ORONO – The receiver in the white University of Maine jersey caught the football and headed upfield. Something about his number 21 made you wonder.

“Pass complete to Jared Turcotte,” boomed the voice over the loudspeakers. Heads turned, eyes searched the playing field. Seeing is believing and sure enough, another pass was thrown to No. 21 coming out of the backfield. The voice confirmed the completed pass to Turcotte again.

Now the 100 or so spectators at the Jeff Cole spring scrimmage Saturday were really stirring.
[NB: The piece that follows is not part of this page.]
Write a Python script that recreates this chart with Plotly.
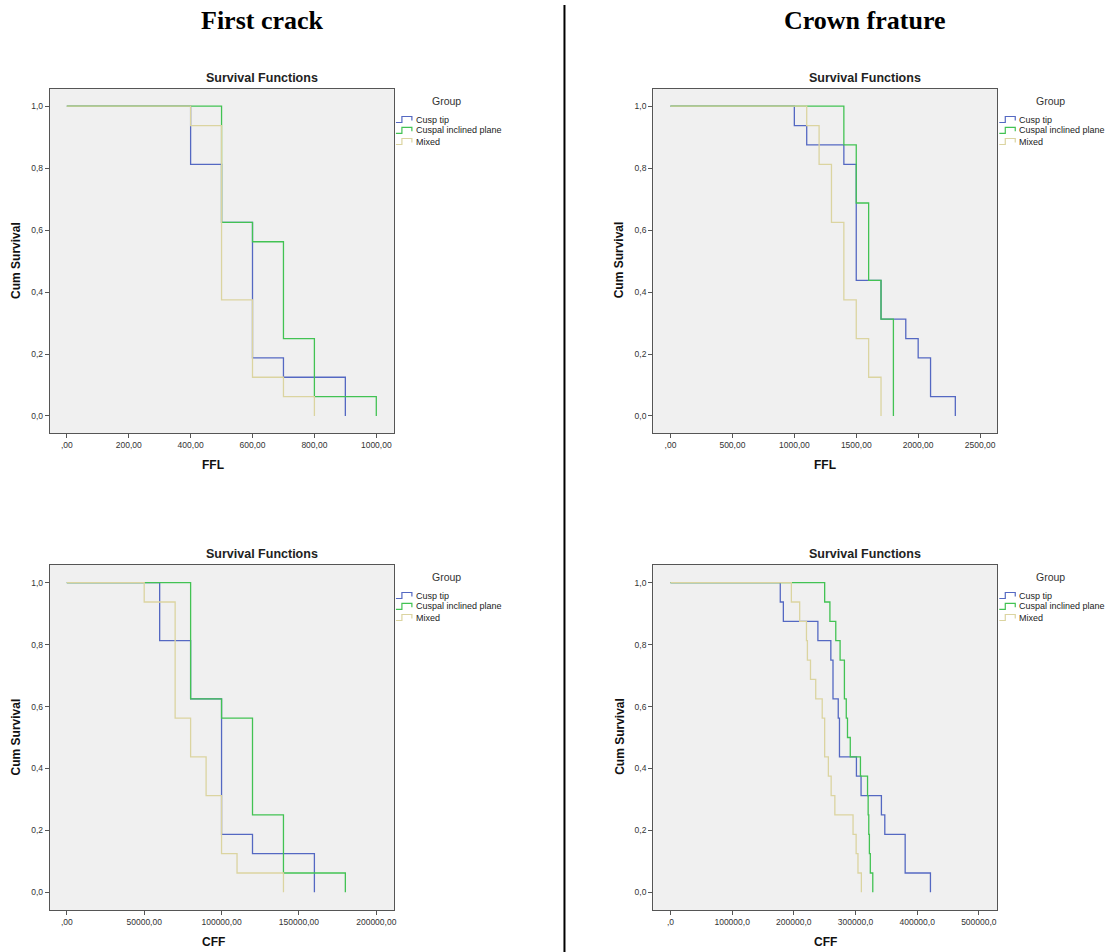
import plotly.graph_objects as go

W, H = 1111, 952

# ---------------- data ----------------
groups = ["Cusp tip", "Cuspal inclined plane", "Mixed"]

# First crack - FFL
fc_ffl_cusp_t = [0, 400, 500, 600, 700, 900]
fc_ffl_cusp_s = [1, 0.8125, 0.625, 0.1875, 0.125, 0]
fc_ffl_incl_t = [0, 500, 600, 700, 800, 1000]
fc_ffl_incl_s = [1, 0.625, 0.5625, 0.25, 0.0625, 0]
fc_ffl_mix_t = [0, 400, 500, 600, 700, 800]
fc_ffl_mix_s = [1, 0.9375, 0.375, 0.125, 0.0625, 0]

# Crown fracture - FFL
cf_ffl_cusp_t = [0, 1000, 1100, 1400, 1500, 1700, 1900, 2000, 2100, 2300]
cf_ffl_cusp_s = [1, 0.9375, 0.875, 0.8125, 0.4375, 0.3125, 0.25, 0.1875, 0.0625, 0]
cf_ffl_incl_t = [0, 1400, 1500, 1600, 1700, 1800]
cf_ffl_incl_s = [1, 0.875, 0.6875, 0.4375, 0.3125, 0]
cf_ffl_mix_t = [0, 1100, 1200, 1300, 1400, 1500, 1600, 1700]
cf_ffl_mix_s = [1, 0.9375, 0.8125, 0.625, 0.375, 0.25, 0.125, 0]

# First crack - CFF
fc_cff_cusp_t = [0, 60000, 80000, 100000, 120000, 160000]
fc_cff_cusp_s = [1, 0.8125, 0.625, 0.1875, 0.125, 0]
fc_cff_incl_t = [0, 80000, 100000, 120000, 140000, 180000]
fc_cff_incl_s = [1, 0.625, 0.5625, 0.25, 0.0625, 0]
fc_cff_mix_t = [0, 50000, 70000, 80000, 90000, 100000, 110000, 140000]
fc_cff_mix_s = [1, 0.9375, 0.5625, 0.4375, 0.3125, 0.125, 0.0625, 0]

# Crown fracture - CFF
cf_cff_cusp_t = [0, 178000, 183000, 239000, 260000, 263500, 272000, 274000,
                 301500, 309000, 342000, 347500, 380500, 421500]
cf_cff_cusp_s = [1, 0.9375, 0.875, 0.8125, 0.75, 0.625, 0.5625, 0.4375,
                 0.375, 0.3125, 0.25, 0.1875, 0.0625, 0]
cf_cff_incl_t = [0, 250000, 258500, 268000, 275000, 282000, 285000, 287000,
                 291500, 308000, 319500, 320500, 321500, 322500, 324000, 328000]
cf_cff_incl_s = [1, 0.9375, 0.875, 0.8125, 0.75, 0.625, 0.5625, 0.5,
                 0.4375, 0.375, 0.3125, 0.25, 0.1875, 0.125, 0.0625, 0]
cf_cff_mix_t = [0, 196000, 209500, 220500, 222000, 227000, 235500, 246000,
                250000, 256000, 260500, 266500, 296000, 301000, 304000, 309500]
cf_cff_mix_s = [1, 0.9375, 0.875, 0.8125, 0.75, 0.6875, 0.625, 0.5625,
                0.4375, 0.375, 0.3125, 0.25, 0.1875, 0.125, 0.0625, 0]

y_tickvals = [0, 0.2, 0.4, 0.6, 0.8, 1.0]
y_ticktext = ["0,0", "0,2", "0,4", "0,6", "0,8", "1,0"]

x_ffl1_vals = [0, 200, 400, 600, 800, 1000]
x_ffl1_text = [",00", "200,00", "400,00", "600,00", "800,00", "1000,00"]
x_ffl2_vals = [0, 500, 1000, 1500, 2000, 2500]
x_ffl2_text = [",00", "500,00", "1000,00", "1500,00", "2000,00", "2500,00"]
x_cff1_vals = [0, 50000, 100000, 150000, 200000]
x_cff1_text = [",00", "50000,00", "100000,00", "150000,00", "200000,00"]
x_cff2_vals = [0, 100000, 200000, 300000, 400000, 500000]
x_cff2_text = [",0", "100000,0", "200000,0", "300000,0", "400000,0", "500000,0"]

column_titles = ["First crack", "Crown frature"]
panel_title = "Survival Functions"
y_title = "Cum Survival"
legend_title = "Group"

# ---------------- styling ----------------
colors = ["#5468c2", "#42c253", "#dbd4a0"]
SANS = "Liberation Sans, Arial, sans-serif"
SERIF = "Liberation Serif, Times New Roman, serif"
FRAME = "#555555"

def px(x):
    return x / W

def py(y):
    return 1 - y / H

# panel frames in pixels: (x0, x1, y0, y1)
panels = [
    dict(frame=(50, 395, 89, 433), xr=[-54.8, 1057], yr=[-0.0549, 1.0555],
         tv=x_ffl1_vals, tt=x_ffl1_text, xtitle="FFL", xt_x=214, xt_y=465,
         data=[(fc_ffl_cusp_t, fc_ffl_cusp_s), (fc_ffl_incl_t, fc_ffl_incl_s), (fc_ffl_mix_t, fc_ffl_mix_s)]),
    dict(frame=(655, 1000, 89, 433), xr=[-139.4, 2639], yr=[-0.0549, 1.0555],
         tv=x_ffl2_vals, tt=x_ffl2_text, xtitle="FFL", xt_x=827.7, xt_y=465,
         data=[(cf_ffl_cusp_t, cf_ffl_cusp_s), (cf_ffl_incl_t, cf_ffl_incl_s), (cf_ffl_mix_t, cf_ffl_mix_s)]),
    dict(frame=(50, 395, 565, 910), xr=[-10960, 211400], yr=[-0.057, 1.057],
         tv=x_cff1_vals, tt=x_cff1_text, xtitle="CFF", xt_x=214, xt_y=941.7,
         data=[(fc_cff_cusp_t, fc_cff_cusp_s), (fc_cff_incl_t, fc_cff_incl_s), (fc_cff_mix_t, fc_cff_mix_s)]),
    dict(frame=(655, 1000, 565, 910), xr=[-27980, 529900], yr=[-0.057, 1.057],
         tv=x_cff2_vals, tt=x_cff2_text, xtitle="CFF", xt_x=827.7, xt_y=941.7,
         data=[(cf_cff_cusp_t, cf_cff_cusp_s), (cf_cff_incl_t, cf_cff_incl_s), (cf_cff_mix_t, cf_cff_mix_s)]),
]

fig = go.Figure()
layout = dict(
    width=W, height=H, margin=dict(l=0, r=0, t=0, b=0, pad=0),
    paper_bgcolor="white", plot_bgcolor="#f0f0f0",
    showlegend=False, font=dict(family=SANS, size=9, color="#333333"),
)
annotations = []
shapes = []

for i, p in enumerate(panels):
    n = "" if i == 0 else str(i + 1)
    x0, x1, y0, y1 = p["frame"]
    axis_common = dict(showgrid=False, zeroline=False, showline=True, mirror=True,
                       linecolor=FRAME, linewidth=1.2, ticks="outside", ticklen=4,
                       tickcolor=FRAME, tickwidth=1.2,
                       tickfont=dict(family=SANS, size=8.5, color="#333333"))
    layout["xaxis" + n] = dict(axis_common, domain=[px(x0), px(x1)], range=p["xr"],
                               tickmode="array", tickvals=p["tv"], ticktext=p["tt"],
                               anchor="y" + n, fixedrange=True)
    layout["yaxis" + n] = dict(axis_common, domain=[py(y1), py(y0)], range=p["yr"],
                               tickmode="array", tickvals=y_tickvals, ticktext=y_ticktext,
                               anchor="x" + n, fixedrange=True)
    for g, (t, s) in enumerate(p["data"]):
        fig.add_trace(go.Scatter(x=t, y=s, mode="lines", line_shape="hv",
                                 line=dict(color=colors[g], width=1.3),
                                 name=groups[g], xaxis="x" + n, yaxis="y" + n,
                                 hoverinfo="skip"))
    # panel title
    annotations.append(dict(text="<b>" + panel_title + "</b>", x=px(x0 + 212.5), y=py(y0 - 11),
                            xref="paper", yref="paper", showarrow=False,
                            xanchor="center", yanchor="middle",
                            font=dict(family=SANS, size=12.5, color="#222222")))
    # axis titles
    annotations.append(dict(text="<b>" + p["xtitle"] + "</b>", x=px(p["xt_x"]), y=py(p["xt_y"]),
                            xref="paper", yref="paper", showarrow=False,
                            xanchor="center", yanchor="middle",
                            font=dict(family=SANS, size=12, color="#111111")))
    annotations.append(dict(text="<b>" + y_title + "</b>", x=px(x0 - 34), y=py((y0 + y1) / 2 + 89 - 89 + (260 - 261)),
                            xref="paper", yref="paper", showarrow=False, textangle=-90,
                            xanchor="center", yanchor="middle",
                            font=dict(family=SANS, size=12, color="#111111")))
    # legend (drawn manually to reproduce the SPSS look)
    annotations.append(dict(text=legend_title, x=px(x1 + 53), y=py(y0 + 12),
                            xref="paper", yref="paper", showarrow=False,
                            xanchor="center", yanchor="middle",
                            font=dict(family=SANS, size=10.5, color="#333333")))
    for g, off in enumerate([30.5, 41.3, 52.5]):
        yy = y0 + off
        lx = x1 + 2
        path = (f"M {px(lx)},{py(yy + 3)} L {px(lx + 6)},{py(yy + 3)} "
                f"L {px(lx + 6)},{py(yy - 3)} L {px(lx + 16)},{py(yy - 3)} "
                f"L {px(lx + 16)},{py(yy + 1)}")
        shapes.append(dict(type="path", path=path, xref="paper", yref="paper",
                           line=dict(color=colors[g], width=1.2)))
        annotations.append(dict(text=groups[g], x=px(lx + 18), y=py(yy),
                                xref="paper", yref="paper", showarrow=False,
                                xanchor="left", yanchor="middle",
                                font=dict(family=SANS, size=9, color="#222222")))

# column titles
for txt, cx in zip(column_titles, [263, 867]):
    annotations.append(dict(text="<b>" + txt + "</b>", x=px(cx), y=py(20),
                            xref="paper", yref="paper", showarrow=False,
                            xanchor="center", yanchor="middle",
                            font=dict(family=SERIF, size=26, color="black")))

# separator line between columns
shapes.append(dict(type="line", xref="paper", yref="paper",
                   x0=px(566), x1=px(566), y0=py(5), y1=py(952),
                   line=dict(color="black", width=2)))

layout["annotations"] = annotations
layout["shapes"] = shapes
fig.update_layout(**layout)

fig.write_html("out.html", config={"displayModeBar": False},
               post_script="document.body.style.margin='0';document.body.style.overflow='hidden';")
Turcotte wears No. 21 although no one’s seen him in uniform for about a year.

Two abdominal surgeries kicked one of Maine’s dynamic players to the sideline.

On the field, freshman running back Terrel Walker might have muttered to himself. Yes, he was wearing No. 21, but couldn’t everyone see he was about 6 inches shorter than Turcotte? Couldn’t they see it was Terrel Walker catching the football?

Walker smiled after the scrimmage. There was no need to correct the error and get the credit. He understood. Everybody wants to see Turcotte in the backfield, running over would-be tacklers with the football under his arm. Especially his teammates.

“I know what it’s like,” said Walker, who was a team captain and MVP. “I tore my ACL in high school (in Taunton, Mass.,) and missed my whole senior year. It’s not fun.”

Not fun because you’re missing the games and your personal clock is ticking. Not fun because football is a team sport and you’re not contributing. Not fun because fans keep approaching: When are you coming back?

Spring scrimmages are little more than previews, if that. For fans it’s more an opportunity to talk football before everyone breaks for the summer. Starting jobs aren’t won or lost in May.

The broken bones in quarterback Warren Smith’s foot had healed sufficiently to allow him to take snaps and throw. Chris Treister threw well, too.

Saturday’s performance by the offense was the best by far of the spring, said Coach Jack Cosgrove. The offensive line meshed without Tyler Eastman, the big alum now with the Kansas City Chiefs. The kicking game looked good.

Then you noticed the 6-foot-2 player wearing the other No. 21 jersey and shorts and no pads. Turcotte can’t play and no matter how hard Cosgrove, his staff and the players work to compensate, the whole still has a hole.

“I get asked a lot when I’m coming back and I’m fine with that,” said Turcotte. “People are interested and that’s good. I’ll be ready in the fall.”

He’ll be a senior in academic years. He was a redshirt his freshman season and lost all last year for medical reasons. He’s no longer the kid from Lewiston High who won the Fitzpatrick Trophy in 2006. He discovered teammates get quiet when he talks. They listen to what he says.

“I didn’t know what to make of that at first. It’s like, who are you to say that?”

Rather than challenge him as a big-headed underclassman, Turcotte’s teammates turned to him for leadership. Which made last year even more difficult. Maine had high expectations going into 2009 but stumbled instead.

Turcotte couldn’t help on the field and because he wasn’t playing, wasn’t sure he should be speaking up in the locker room.

Saturday, he yearned to feel light on his feet and the power in his legs, all at once. He also realizes he’s ready to lead.

He felt the energy up and down the line and in the backfield when he last played. “We were a very physical team. I don’t know where that went last year.”

Maybe more than Smith or Treister, he has the persona to bring that back.

“His breakout game was probably the game against Massachusetts (83 yards, a touchdown), the first year he played,” said Cosgrove. “He was carrying the ball and he was giving the hits. You could even feel them on the sideline.”

Turcotte will be back. He has no doubt. If he still isn’t clear what he means to Maine football, others are telling him.

“I was put on this planet to play football to the best of my ability,” he says. “I really believe that.”